来春卒業予定の大学生の就職内定率が過去最低だそうです。
10月1日時点で57.6%。
4割以上の学生が内定をもらえない、異常な事態です。
ましてブランド力のある有名大学以外はかなり厳しいでしょう。
最近私の業界に入ってくる新人も、昔だったらあり得ない有名大学のオンパレード。
もうちょっと良い就職先あったんじゃない?と聞きたくなるのをぐっとこらえます。
私自身、有名大学卒ではないので、よく分かります。
都市銀行に就職活動に行ったら大学名を聞いただけで門前払いを食らった、という同級生もいました。
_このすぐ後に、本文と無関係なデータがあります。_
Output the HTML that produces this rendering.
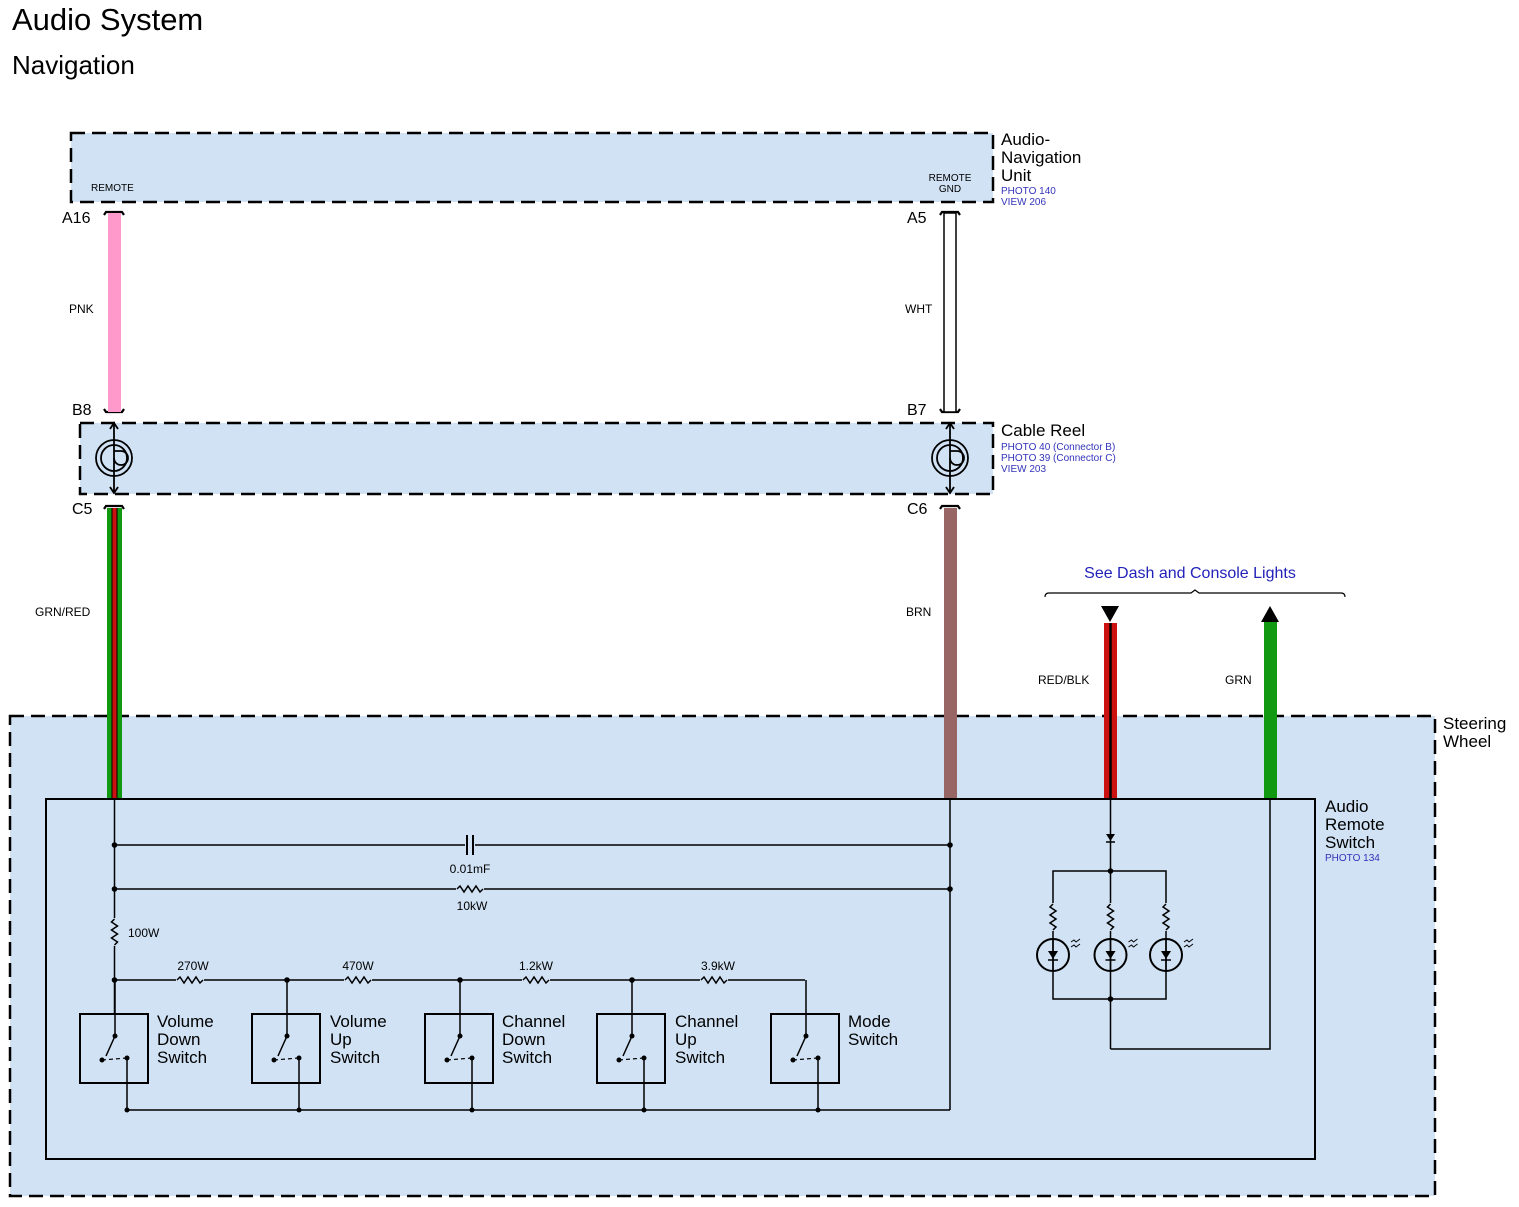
<!DOCTYPE html>
<html><head><meta charset="utf-8"><style>
html,body{margin:0;padding:0;background:#fff}
svg{display:block;font-family:"Liberation Sans",Arial,sans-serif}
</style></head><body>
<svg width="1519" height="1207" viewBox="0 0 1519 1207" xmlns="http://www.w3.org/2000/svg">
<defs>
<g id="rh"><rect x="-14" y="-5" width="28" height="10" fill="#d0e2f4"/><polyline points="-13,0 -10,-3 -6,3 -2,-3 2,3 6,-3 10,3 13,0" fill="none" stroke="#000" stroke-width="1.5"/></g>
<g id="rv"><rect x="-5" y="-14" width="10" height="28" fill="#d0e2f4"/><polyline points="0,-13 -3,-10 3,-6 -3,-2 3,2 -3,6 3,10 0,13" fill="none" stroke="#000" stroke-width="1.5"/></g>
<g id="sw">
<rect x="0" y="0" width="68" height="69" fill="none" stroke="#000" stroke-width="2"/>
<line x1="35" y1="-34" x2="35" y2="22" stroke="#000" stroke-width="1.5"/>
<circle cx="35" cy="22" r="2.5"/>
<line x1="35" y1="22" x2="26" y2="42" stroke="#000" stroke-width="1.5"/>
<circle cx="22" cy="46" r="2.5"/>
<line x1="22" y1="46" x2="47" y2="44" stroke="#000" stroke-width="1.2" stroke-dasharray="4,3"/>
<circle cx="47" cy="44" r="2.5"/>
<line x1="47" y1="44" x2="47" y2="96" stroke="#000" stroke-width="1.5"/>
<circle cx="47" cy="96" r="2.5"/>
</g>
<g id="led">
<circle cx="0" cy="0" r="16" fill="none" stroke="#000" stroke-width="2"/>
<polygon points="-5,-4 5,-4 0,4"/><line x1="-5" y1="5" x2="5" y2="5" stroke="#000" stroke-width="1.5"/>
<line x1="0" y1="-16" x2="0" y2="16" stroke="#000" stroke-width="1.5"/>
<path d="M18,-13 l3,-2 l2,2 l4,-3 M18,-8 l3,-2 l2,2 l4,-3" fill="none" stroke="#000" stroke-width="1"/>
</g>
<g id="reel" fill="none" stroke="#000" stroke-width="1.8">
<circle cx="0" cy="0" r="18"/><circle cx="0" cy="0" r="13"/><path d="M0,0 a7,7 0 1 0 7,-7 L0,-7"/>
<line x1="0" y1="-34" x2="0" y2="34"/><path d="M-4,-29 L0,-35 L4,-29 M-4,29 L0,35 L4,29"/>
</g>
</defs>
<text x="12" y="30" font-size="31">Audio System</text>
<text x="12" y="74" font-size="26">Navigation</text>

<rect x="71" y="133" width="922" height="69" fill="#d0e2f4" stroke="#000" stroke-width="2.5" stroke-dasharray="14,7"/>
<text x="91" y="191" font-size="10">REMOTE</text>
<text x="950" y="181" font-size="10" text-anchor="middle">REMOTE</text>
<text x="950" y="192" font-size="10" text-anchor="middle">GND</text>
<text x="1001" y="145" font-size="17">Audio-</text>
<text x="1001" y="163" font-size="17">Navigation</text>
<text x="1001" y="181" font-size="17">Unit</text>
<text x="1001" y="194" font-size="10" fill="#3333bb">PHOTO 140</text>
<text x="1001" y="205" font-size="10" fill="#3333bb">VIEW 206</text>

<g fill="none" stroke="#000" stroke-width="2.2">
<path d="M104,215 l2,-3 h16 l2,3"/><path d="M104,409 l2,3 h16 l2,-3"/><path d="M104,509 l2,-3 h16 l2,3"/>
<path d="M940,215 l2,-3 h16 l2,3"/><path d="M940,409 l2,3 h16 l2,-3"/><path d="M940,509 l2,-3 h16 l2,3"/>
</g>
<text x="62" y="223" font-size="16">A16</text>
<text x="907" y="223" font-size="16">A5</text>
<text x="72" y="415" font-size="16">B8</text>
<text x="907" y="415" font-size="16">B7</text>
<text x="72" y="514" font-size="16">C5</text>
<text x="907" y="514" font-size="16">C6</text>

<rect x="108" y="213" width="13" height="199" fill="#ff99cc"/>
<rect x="944" y="213" width="12" height="199" fill="#fff" stroke="#000" stroke-width="1.5"/>
<text x="69" y="313" font-size="12">PNK</text>
<text x="905" y="313" font-size="12">WHT</text>

<rect x="80" y="423" width="913" height="71" fill="#d0e2f4" stroke="#000" stroke-width="2.5" stroke-dasharray="14,7"/>
<use href="#reel" x="114" y="458"/>
<use href="#reel" x="950" y="458"/>
<text x="1001" y="436" font-size="17">Cable Reel</text>
<text x="1001" y="450" font-size="10" fill="#3333bb">PHOTO 40 (Connector B)</text>
<text x="1001" y="461" font-size="10" fill="#3333bb">PHOTO 39 (Connector C)</text>
<text x="1001" y="472" font-size="10" fill="#3333bb">VIEW 203</text>

<rect x="10" y="716" width="1425" height="480" fill="#d0e2f4" stroke="#000" stroke-width="2.5" stroke-dasharray="14,7"/>
<text x="1443" y="729" font-size="17">Steering</text>
<text x="1443" y="747" font-size="17">Wheel</text>

<rect x="107" y="508" width="15" height="292" fill="#119911"/>
<line x1="112" y1="508" x2="112" y2="800" stroke="#000" stroke-width="1"/>
<line x1="117" y1="508" x2="117" y2="800" stroke="#000" stroke-width="1"/>
<rect x="112.5" y="508" width="4" height="292" fill="#cc1111"/>
<rect x="944" y="508" width="13" height="292" fill="#996666"/>
<text x="35" y="616" font-size="12">GRN/RED</text>
<text x="906" y="616" font-size="12">BRN</text>

<text x="1190" y="578" font-size="16" fill="#2222bb" text-anchor="middle">See Dash and Console Lights</text>
<path d="M1045,597 q0,-4 4,-4 L1191,593 l4,-3 l4,3 L1341,593 q4,0 4,4" fill="none" stroke="#000" stroke-width="1.2"/>
<polygon points="1101,606 1119,606 1110,622"/>
<rect x="1104" y="623" width="13" height="177" fill="#cc1111"/>
<line x1="1110.5" y1="623" x2="1110.5" y2="800" stroke="#000" stroke-width="2.5"/>
<polygon points="1261,622 1279,622 1270,606"/>
<rect x="1264" y="622" width="13" height="178" fill="#119911"/>
<text x="1038" y="684" font-size="12">RED/BLK</text>
<text x="1225" y="684" font-size="12">GRN</text>

<rect x="46" y="799" width="1269" height="360" fill="#d0e2f4" stroke="#000" stroke-width="2"/>
<text x="1325" y="812" font-size="17">Audio</text>
<text x="1325" y="830" font-size="17">Remote</text>
<text x="1325" y="848" font-size="17">Switch</text>
<text x="1325" y="861" font-size="10" fill="#3333bb">PHOTO 134</text>

<g stroke="#000" stroke-width="1.5" fill="none">
<line x1="114.5" y1="800" x2="114.5" y2="1014"/>
<line x1="114.5" y1="845" x2="950" y2="845"/>
<line x1="114.5" y1="889" x2="950" y2="889"/>
<line x1="950" y1="800" x2="950" y2="1110"/>
<line x1="114.5" y1="980" x2="805" y2="980"/>
<line x1="127" y1="1110" x2="950" y2="1110"/>
</g>
<rect x="465" y="835" width="10" height="20" fill="#d0e2f4"/>
<line x1="467" y1="835" x2="467" y2="855" stroke="#000" stroke-width="2"/>
<line x1="473" y1="835" x2="473" y2="855" stroke="#000" stroke-width="2"/>
<circle cx="114.5" cy="845" r="2.8"/><circle cx="950" cy="845" r="2.8"/>
<circle cx="114.5" cy="889" r="2.8"/><circle cx="950" cy="889" r="2.8"/>
<circle cx="114.5" cy="980" r="2.8"/>
<text x="470" y="873" font-size="12" text-anchor="middle">0.01mF</text>
<use href="#rh" x="470" y="889"/>
<text x="472" y="910" font-size="12" text-anchor="middle">10kW</text>
<use href="#rv" x="114.5" y="932"/>
<text x="128" y="937" font-size="12">100W</text>
<use href="#rh" x="190" y="980"/><text x="193" y="970" font-size="12" text-anchor="middle">270W</text>
<use href="#rh" x="358" y="980"/><text x="358" y="970" font-size="12" text-anchor="middle">470W</text>
<use href="#rh" x="536" y="980"/><text x="536" y="970" font-size="12" text-anchor="middle">1.2kW</text>
<use href="#rh" x="714" y="980"/><text x="718" y="970" font-size="12" text-anchor="middle">3.9kW</text>
<circle cx="287" cy="980" r="2.8"/><circle cx="460" cy="980" r="2.8"/><circle cx="632" cy="980" r="2.8"/>

<use href="#sw" x="80" y="1014"/>
<use href="#sw" x="252" y="1014"/>
<use href="#sw" x="425" y="1014"/>
<use href="#sw" x="597" y="1014"/>
<use href="#sw" x="771" y="1014"/>
<g font-size="17">
<text x="157" y="1027">Volume</text><text x="157" y="1045">Down</text><text x="157" y="1063">Switch</text>
<text x="330" y="1027">Volume</text><text x="330" y="1045">Up</text><text x="330" y="1063">Switch</text>
<text x="502" y="1027">Channel</text><text x="502" y="1045">Down</text><text x="502" y="1063">Switch</text>
<text x="675" y="1027">Channel</text><text x="675" y="1045">Up</text><text x="675" y="1063">Switch</text>
<text x="848" y="1027">Mode</text><text x="848" y="1045">Switch</text>
</g>

<g stroke="#000" stroke-width="1.5" fill="none">
<line x1="1110.5" y1="800" x2="1110.5" y2="1049"/>
<polyline points="1110.5,1049 1270,1049 1270,800"/>
<rect x="1053" y="871" width="113" height="128"/>
</g>
<polygon points="1106,834 1115,834 1110.5,841"/>
<line x1="1106" y1="842" x2="1115" y2="842" stroke="#000" stroke-width="1.5"/>
<circle cx="1110.5" cy="871" r="2.8"/><circle cx="1110.5" cy="999" r="2.8"/>
<use href="#rv" x="1053" y="917"/><use href="#rv" x="1110.5" y="917"/><use href="#rv" x="1166" y="917"/>
<g fill="#000">
<use href="#led" x="1053" y="955"/><use href="#led" x="1110.5" y="955"/><use href="#led" x="1166" y="955"/>
</g>
</svg>
</body></html>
そのせいか、学校教員や公務員、研究者を目指す学生が多かったように思います。
学生の頃、あるゼミで、前の週欠席した四年生が「就職活動で」と言い訳したら、教授が「卒業してから就職活動しろ」と言ったことを思い出します。
20年前はまだ学問が学生の本分、という雰囲気が大学に残っていました。
今大学教員がそんなことを言ったら大変です。
大事な学生様を無事社会に送り出すことが大学の本務になってしまいましたから。
私が就職した当時はバブルの終わり頃で、会社を選ばなければ、内定をもらえないなんてことはまずありませんでした。
むしろ企業が内定をだした学生を囲い込むために、解禁日に温泉旅行に連れ出して、他の会社と接触をとれないようにする、なんて当たり前でしたし、甚だしきにいたっては、嘘か誠か、吉原の高級店を借りきって男子学生を閉じ込めた、なんて噂も耳にしました。
昔の光、今いづこ。
フリーターやらニートやら非正規雇用やら、正規雇用でもボーナス激減とやら、景気の良い話はありませんね。
今就職活動に奮闘している学生さんには、建前の激励も本音の注告も空しいかぎりです。
時代が悪すぎます。
贅沢言わずにどんな会社でも受けろ、なんてとても言えません。
人それぞれ職業に夢や希望を持っているでしょうから。
就職浪人を避けるためにわざと留年するなんて泣くに泣けない話も耳にします。
どんな職業に就くにしろ、バラ色の世界が開けることはありませんし、嫌なことのほうがはるかに多いということと、人間は自己を肯定する欲求と能力を持っているということを頭の片隅に置いてはいかがでしょうか。